As you can see above, Instagram’s new Hyperlapse app that debuted yesterday is one of the most simple apps on the surface. It does two things: shoots video in either portrait or landscape and changes speed from 1x to 12x for a time-lapse effect. There’s not very much other user interface aside from the record button and speed slider (and the share screen after you save a video), but under the hood there’s a lot of really smart stuff going on with Hyperlapse.
For those interested in all the under-the-hood work that went in to Hyperlapse’s video stabilization and time-lapse features, Instagram’s engineers behind the app have published a blog post detailing the technology that makes it all work.

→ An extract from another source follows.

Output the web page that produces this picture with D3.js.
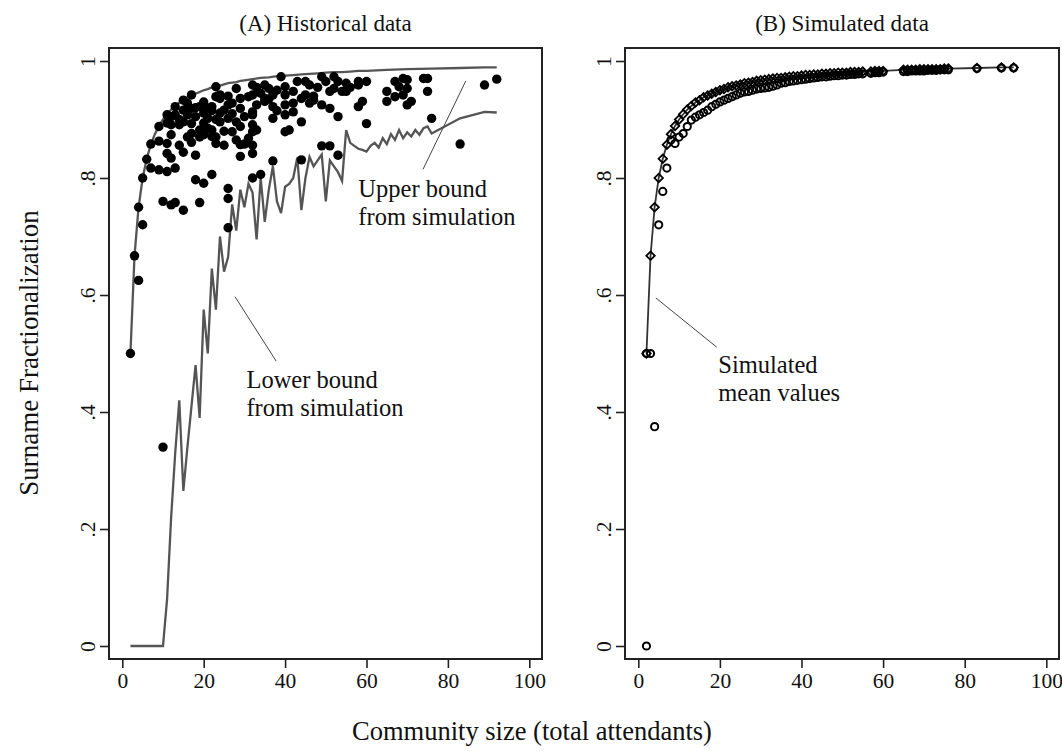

The blog post goes into Hyperlapse’s approach to video stabilization, time-lapse stabilization, and adaptive zoom to detail how it all works under the surface. Below is a snippet including a chart describing one of the algorithms used by the app.
Video stabilization is instrumental in capturing beautiful fluid videos. In the movie industry, this is achieved by having the camera operator wear a harness that separates the motion of the camera from the motion of the operator’s body. Since we can’t expect Instagrammers to wear a body harness to capture the world’s moments, we instead developed Cinema, which uses the phone’s built-in gyroscope to measure and remove unwanted hand shake.
The diagram below shows the pipeline of the Cinema stabilization algorithm. We feed gyroscope samples and frames into the stabilizer and obtain a new set of camera orientations as output. These camera orientations correspond to a smooth “synthetic” camera motion with all the unwanted kinks and bumps removed.